WRITTEN PROBLEM - Restate each line of the listing exactly, without carrying over any pictures.

DATA BLOCK -
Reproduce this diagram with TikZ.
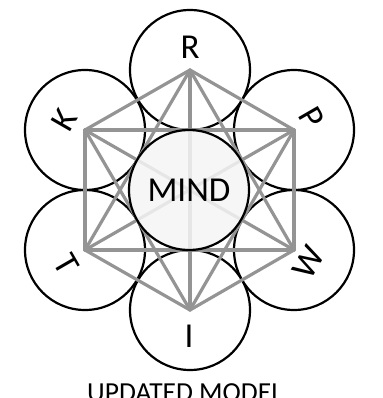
\documentclass[tikz,border=0pt]{standalone}
\usepackage{fontspec}
\setmainfont{Carlito}
\begin{document}
\begin{tikzpicture}[x=1pt,y=-1pt,
  outer/.style={draw=black,line width=2.2pt,circle,minimum size=120pt,inner sep=0pt},
  link/.style={draw=black!42,line width=3.2pt,line cap=round,line join=round},
  lbl/.style={font=\fontsize{35}{35}\selectfont,inner sep=0pt}]
\useasboundingbox (0,0) rectangle (382,398);
\clip (0,0) rectangle (382,398);
% outer circles
\node[outer] (R) at (190,70) {};
\node[outer] (P) at (294,130) {};
\node[outer] (W) at (294,250) {};
\node[outer] (I) at (190,310) {};
\node[outer] (T) at (85,250) {};
\node[outer] (K) at (85,130) {};
% connectors (complete graph)
\foreach \a/\b in {R/P,R/W,R/I,R/T,R/K,P/W,P/I,P/T,P/K,W/I,W/T,W/K,I/T,I/K,T/K}
  \draw[link] (\a.center) -- (\b.center);
% central circle
\node[draw=black,line width=2.2pt,circle,minimum size=120pt,inner sep=0pt,
      fill=black!4,fill opacity=0.85,text opacity=1] (M) at (189,190) {};
\node[lbl] (Mt) at (M.center) {MIND};
% labels
\node[lbl] (Rt) at (190,47) {R};
\node[lbl,rotate=-60] (Pt) at (312,118) {P};
\node[lbl,rotate=60] (Wt) at (309,262) {W};
\node[lbl] (It) at (189,336) {I};
\node[lbl,rotate=-60] (Tt) at (66,264) {T};
\node[lbl,rotate=60] (Kt) at (64,120) {K};
% title
\node[font=\fontsize{27.5}{27.5}\selectfont,anchor=base,inner sep=0pt] (title) at (185,401) {UPDATED MODEL};
\end{tikzpicture}
\end{document}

THE RESULT -
Reproduce this diagram with TikZ.
\documentclass[tikz,border=0pt]{standalone}
\usepackage{fontspec}
\setmainfont{Carlito}
\begin{document}
\begin{tikzpicture}[x=1pt,y=-1pt,
  outer/.style={draw=black,line width=2.2pt,circle,minimum size=120pt,inner sep=0pt},
  link/.style={draw=black!42,line width=3.2pt,line cap=round,line join=round},
  lbl/.style={font=\fontsize{35}{35}\selectfont,inner sep=0pt}]
\useasboundingbox (0,0) rectangle (382,398);
\clip (0,0) rectangle (382,398);
% outer circles
\node[outer] (R) at (190,70) {};
\node[outer] (P) at (294,130) {};
\node[outer] (W) at (294,250) {};
\node[outer] (I) at (190,310) {};
\node[outer] (T) at (85,250) {};
\node[outer] (K) at (85,130) {};
% connectors (complete graph)
\foreach \a/\b in {R/P,R/W,R/I,R/T,R/K,P/W,P/I,P/T,P/K,W/I,W/T,W/K,I/T,I/K,T/K}
  \draw[link] (\a.center) -- (\b.center);
% central circle
\node[draw=black,line width=2.2pt,circle,minimum size=120pt,inner sep=0pt,
      fill=black!4,fill opacity=0.85,text opacity=1] (M) at (189,190) {};
\node[lbl] (Mt) at (M.center) {MIND};
% labels
\node[lbl] (Rt) at (190,47) {R};
\node[lbl,rotate=-60] (Pt) at (312,118) {P};
\node[lbl,rotate=60] (Wt) at (309,262) {W};
\node[lbl] (It) at (189,336) {I};
\node[lbl,rotate=-60] (Tt) at (66,264) {T};
\node[lbl,rotate=60] (Kt) at (64,120) {K};
% title
\node[font=\fontsize{27.5}{27.5}\selectfont,anchor=base,inner sep=0pt] (title) at (185,401) {UPDATED MODEL};
\end{tikzpicture}
\end{document}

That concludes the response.